I’m pretty sure we no longer need to create CGI-filled remakes of movies in the Planet of the Apes universe. The reality in India is already proving to have a better plot and the actors have demands that are more reasonable. Take, for instance, the monkey that stole a bus last year. The latest simian criminal mastermind is undoubtedly related, but far more daring. Rather than joyriding in an empty bus, this monkey robbed a jewelry store in broad daylight.
Workers at the jewelry store, located in the south Indian city of Guntur, were going about their business when a guava flew in through the front door. As they looked around, they noticed an irate monkey standing outside. An employee rolled the fruit back to the monkey, but that wasn’t enough to stop the heist. The monkey burst into the shop and attacked the employee who had touched the guava. He escaped with minor injuries.
At that point, the furred burglar settled on a chair near the cash register. It sat, staring at the desk, for twenty minutes. Other employees attempted to shoo it away without success. Finally, as if concluding there were no heroes in the crowd, the monkey opened a drawer in the desk and pulled out a wad of money. As the shop owner approached, the monkey put the cash in its mouth, leapt from the chair, and ran out the front door. The owner followed, but soon learned the pursuit was useless. In all, the monkey made off with $144.
Speaking afterward to police in Andhra Pradesh, the employees explained that they had felt like hostages. They’d even bargained for the monkey to leave them alone. They offered him a banana but he refused, realizing a bundle of money could buy him a truckload of bananas. Police have no leads toward finding the culprit, despite the entire incident having been recorded on CCTV.

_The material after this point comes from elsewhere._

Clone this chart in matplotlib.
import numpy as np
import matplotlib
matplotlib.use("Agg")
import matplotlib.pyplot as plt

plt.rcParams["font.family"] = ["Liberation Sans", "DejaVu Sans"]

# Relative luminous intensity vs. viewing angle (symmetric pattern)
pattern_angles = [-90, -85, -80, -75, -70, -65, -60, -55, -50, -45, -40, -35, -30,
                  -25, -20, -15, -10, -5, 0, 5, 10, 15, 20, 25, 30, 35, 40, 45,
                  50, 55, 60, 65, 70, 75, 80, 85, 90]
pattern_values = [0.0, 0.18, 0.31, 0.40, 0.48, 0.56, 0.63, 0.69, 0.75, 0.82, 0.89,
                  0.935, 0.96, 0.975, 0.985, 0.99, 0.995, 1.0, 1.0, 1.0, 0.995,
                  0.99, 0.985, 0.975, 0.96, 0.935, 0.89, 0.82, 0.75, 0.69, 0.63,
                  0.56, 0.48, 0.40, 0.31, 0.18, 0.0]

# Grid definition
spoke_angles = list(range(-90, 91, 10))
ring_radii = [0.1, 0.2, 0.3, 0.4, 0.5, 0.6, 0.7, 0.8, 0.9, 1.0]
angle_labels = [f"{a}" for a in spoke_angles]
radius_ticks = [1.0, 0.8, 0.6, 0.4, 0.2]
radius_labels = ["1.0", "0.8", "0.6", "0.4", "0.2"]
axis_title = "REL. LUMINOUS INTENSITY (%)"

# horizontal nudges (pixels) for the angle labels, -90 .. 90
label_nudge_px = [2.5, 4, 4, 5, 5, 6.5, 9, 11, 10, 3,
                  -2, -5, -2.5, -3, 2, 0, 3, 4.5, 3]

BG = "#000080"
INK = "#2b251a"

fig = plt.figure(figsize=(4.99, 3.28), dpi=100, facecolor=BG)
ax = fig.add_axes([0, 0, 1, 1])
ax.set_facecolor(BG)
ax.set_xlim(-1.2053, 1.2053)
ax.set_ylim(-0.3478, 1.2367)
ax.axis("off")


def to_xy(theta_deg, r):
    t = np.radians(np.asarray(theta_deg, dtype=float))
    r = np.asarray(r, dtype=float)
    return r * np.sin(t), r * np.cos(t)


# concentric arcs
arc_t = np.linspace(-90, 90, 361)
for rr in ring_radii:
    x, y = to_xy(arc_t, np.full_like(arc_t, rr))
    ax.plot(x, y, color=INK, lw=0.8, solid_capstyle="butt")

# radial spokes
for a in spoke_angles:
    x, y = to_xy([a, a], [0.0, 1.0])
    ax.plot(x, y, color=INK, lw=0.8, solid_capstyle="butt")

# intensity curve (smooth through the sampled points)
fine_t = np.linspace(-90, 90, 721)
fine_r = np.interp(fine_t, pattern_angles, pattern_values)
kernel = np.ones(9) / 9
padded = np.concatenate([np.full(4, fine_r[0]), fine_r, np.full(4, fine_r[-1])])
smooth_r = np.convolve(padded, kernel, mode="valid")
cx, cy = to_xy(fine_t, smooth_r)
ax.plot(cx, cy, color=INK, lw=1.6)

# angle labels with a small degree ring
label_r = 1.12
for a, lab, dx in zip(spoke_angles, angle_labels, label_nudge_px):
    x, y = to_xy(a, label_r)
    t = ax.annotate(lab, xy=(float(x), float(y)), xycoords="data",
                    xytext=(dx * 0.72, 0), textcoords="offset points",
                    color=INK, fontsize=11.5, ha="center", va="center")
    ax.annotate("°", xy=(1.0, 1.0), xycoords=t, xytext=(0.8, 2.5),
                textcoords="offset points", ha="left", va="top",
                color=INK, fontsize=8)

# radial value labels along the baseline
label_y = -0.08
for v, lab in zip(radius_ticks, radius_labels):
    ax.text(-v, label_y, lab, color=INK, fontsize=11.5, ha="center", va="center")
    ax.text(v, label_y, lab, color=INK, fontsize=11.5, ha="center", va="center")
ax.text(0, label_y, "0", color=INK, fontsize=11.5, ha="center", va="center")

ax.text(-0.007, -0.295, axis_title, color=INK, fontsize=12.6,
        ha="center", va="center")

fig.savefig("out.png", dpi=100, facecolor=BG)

Monkeys are considered sacred in India. This helps explain their free-range crime sprees across the country. Two weeks ago, word spread that at a Hindu temple in Vrindavan, money was falling from the sky. While worshipers flocked to the site, there was a great deal of suspicion that there was some sort of monkey business going on. That belief turned out to be true. A monkey had stolen a visitor’s purse and was dropping money from a tree high above the temple.